Artificial Intelligence (Spring 2022) Assignment #4
We recommend trying to improve the algorithm's ability to guess the right tag for unseen words.
If you examine the set of hapax words in the training data, you should notice that words with
certain prefixes and certain suffixes typically have certain limited types of tags. For example,
words with suffix "-ly" have several possible tags but the tag distribution is very different from
that of the full set of hapax words. You can do a better job of handling these words by changing
the emissions probabilities generated for them.
Recall what we did in Parts 2 and 3: we mapped hapax words (in the training data) and unseen
words (in the development or test data) into a single pseudoword "UNKNOWN". To exploit the
form of the word, you can map hapax/unseen words into several different pseudowords. E.g.
perhaps all the words ending in "-ing" could be mapped to "X-ING". Then you can use the hapax
words to calculate suitable probability values for X-ING, as in Part 3.
It is extremely hard to predict useful prefixes and suffixes from first principles. We strongly
recommend building yourself a separate python tool to dump the hapax words, with their tags,
into a separate file that you can inspect. You may assume that our completely hidden datasets are
in English, so that word patterns from the Brown corpus should continue to be useful for the
hidden corpus.
Using this method, our model solution gets about 75% accuracy on unseen words, and about
96% accuracy overall. (Both numbers on the Brown development dataset.)

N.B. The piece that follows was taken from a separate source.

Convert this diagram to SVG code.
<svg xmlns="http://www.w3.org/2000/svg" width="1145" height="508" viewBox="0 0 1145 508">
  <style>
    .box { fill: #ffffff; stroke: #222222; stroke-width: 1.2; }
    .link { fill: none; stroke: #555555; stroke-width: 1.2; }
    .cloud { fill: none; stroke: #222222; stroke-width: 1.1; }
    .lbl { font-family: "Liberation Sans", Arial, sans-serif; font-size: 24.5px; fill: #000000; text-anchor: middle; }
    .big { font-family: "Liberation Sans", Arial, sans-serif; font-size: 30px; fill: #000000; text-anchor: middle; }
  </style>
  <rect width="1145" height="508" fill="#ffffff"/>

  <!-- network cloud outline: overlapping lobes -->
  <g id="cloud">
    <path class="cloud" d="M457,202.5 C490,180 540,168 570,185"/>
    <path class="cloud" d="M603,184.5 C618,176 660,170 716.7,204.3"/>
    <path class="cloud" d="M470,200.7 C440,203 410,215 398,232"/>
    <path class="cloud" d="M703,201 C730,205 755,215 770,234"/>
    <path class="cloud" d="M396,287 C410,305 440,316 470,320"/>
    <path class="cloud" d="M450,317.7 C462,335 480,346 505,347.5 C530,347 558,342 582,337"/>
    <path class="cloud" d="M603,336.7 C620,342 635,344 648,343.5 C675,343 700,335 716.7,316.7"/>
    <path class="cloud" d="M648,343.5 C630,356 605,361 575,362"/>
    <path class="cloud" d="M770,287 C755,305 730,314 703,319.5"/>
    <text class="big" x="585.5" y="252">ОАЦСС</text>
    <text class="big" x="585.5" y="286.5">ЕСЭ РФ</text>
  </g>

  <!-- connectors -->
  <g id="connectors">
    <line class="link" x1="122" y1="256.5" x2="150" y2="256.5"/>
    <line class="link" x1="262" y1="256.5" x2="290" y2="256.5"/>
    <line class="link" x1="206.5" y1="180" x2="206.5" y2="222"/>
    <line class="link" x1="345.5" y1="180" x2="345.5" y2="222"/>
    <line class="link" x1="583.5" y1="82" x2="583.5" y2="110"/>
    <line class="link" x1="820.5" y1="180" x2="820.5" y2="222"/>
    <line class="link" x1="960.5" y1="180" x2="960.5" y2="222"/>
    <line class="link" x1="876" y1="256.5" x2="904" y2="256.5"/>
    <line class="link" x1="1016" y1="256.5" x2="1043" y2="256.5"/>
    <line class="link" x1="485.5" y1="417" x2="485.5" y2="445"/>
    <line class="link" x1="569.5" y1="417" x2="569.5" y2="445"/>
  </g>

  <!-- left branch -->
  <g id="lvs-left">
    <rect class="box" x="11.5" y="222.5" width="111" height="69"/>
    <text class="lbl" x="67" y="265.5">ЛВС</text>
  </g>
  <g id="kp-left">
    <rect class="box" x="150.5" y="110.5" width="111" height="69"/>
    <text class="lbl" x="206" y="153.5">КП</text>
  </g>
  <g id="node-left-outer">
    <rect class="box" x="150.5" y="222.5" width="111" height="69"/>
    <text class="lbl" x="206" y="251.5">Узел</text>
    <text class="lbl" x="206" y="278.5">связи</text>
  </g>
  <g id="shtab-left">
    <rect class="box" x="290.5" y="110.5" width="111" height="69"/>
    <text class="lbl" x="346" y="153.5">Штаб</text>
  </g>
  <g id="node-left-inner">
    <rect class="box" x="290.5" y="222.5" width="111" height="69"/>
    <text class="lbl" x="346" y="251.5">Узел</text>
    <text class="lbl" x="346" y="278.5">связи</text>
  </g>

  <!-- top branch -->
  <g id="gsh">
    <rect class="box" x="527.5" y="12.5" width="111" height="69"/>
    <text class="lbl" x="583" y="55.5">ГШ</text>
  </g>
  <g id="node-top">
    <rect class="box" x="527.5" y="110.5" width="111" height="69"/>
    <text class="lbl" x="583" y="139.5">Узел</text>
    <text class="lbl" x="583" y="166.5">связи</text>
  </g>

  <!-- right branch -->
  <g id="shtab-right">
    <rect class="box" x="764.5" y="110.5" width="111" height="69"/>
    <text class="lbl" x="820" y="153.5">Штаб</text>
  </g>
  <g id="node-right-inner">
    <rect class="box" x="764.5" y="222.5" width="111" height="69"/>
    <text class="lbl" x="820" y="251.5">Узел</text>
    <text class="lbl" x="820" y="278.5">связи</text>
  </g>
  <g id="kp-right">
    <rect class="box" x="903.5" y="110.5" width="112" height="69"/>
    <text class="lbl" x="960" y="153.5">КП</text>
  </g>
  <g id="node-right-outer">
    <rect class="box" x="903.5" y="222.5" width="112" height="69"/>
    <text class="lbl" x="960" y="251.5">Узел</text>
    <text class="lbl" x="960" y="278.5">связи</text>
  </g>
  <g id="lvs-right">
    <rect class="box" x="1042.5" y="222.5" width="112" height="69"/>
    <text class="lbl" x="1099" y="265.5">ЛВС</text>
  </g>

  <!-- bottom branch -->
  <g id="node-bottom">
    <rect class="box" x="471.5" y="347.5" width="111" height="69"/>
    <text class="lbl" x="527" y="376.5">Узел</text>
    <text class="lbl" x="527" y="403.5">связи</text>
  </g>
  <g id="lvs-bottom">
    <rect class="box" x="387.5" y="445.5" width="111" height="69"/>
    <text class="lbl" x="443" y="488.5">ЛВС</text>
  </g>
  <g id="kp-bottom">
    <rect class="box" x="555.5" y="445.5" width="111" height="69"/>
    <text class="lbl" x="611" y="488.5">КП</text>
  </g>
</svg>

It may also be possible to improve performance by using two previous tags (rather than just one)
to predict each tag. However, you may be able to gain accuracy by using selected information
from the first of the two tags. Also, beam search can be helpful to speed up decoding time.
The grading criteria is the following: any submission with overall accuracy above or equal to
95.5% is considered as a valid submission.
Submission
The regular MP includes the submission files baseline.py, viterbi_1.py and viterbi_2.py. The EC
requires the submission file viterbi_ec.py. You are free to copy the same code from viterbi.py to
extra.py if it's satisfied with extra credit grading criteria.
Your report.pdf should include the three types of accuracy for baseline, Viterbi_1, and Viterbi_2.
If you have done anything for extra credit, explain what you did and how it helps improve your
performance. Also, state the contributions made by each member.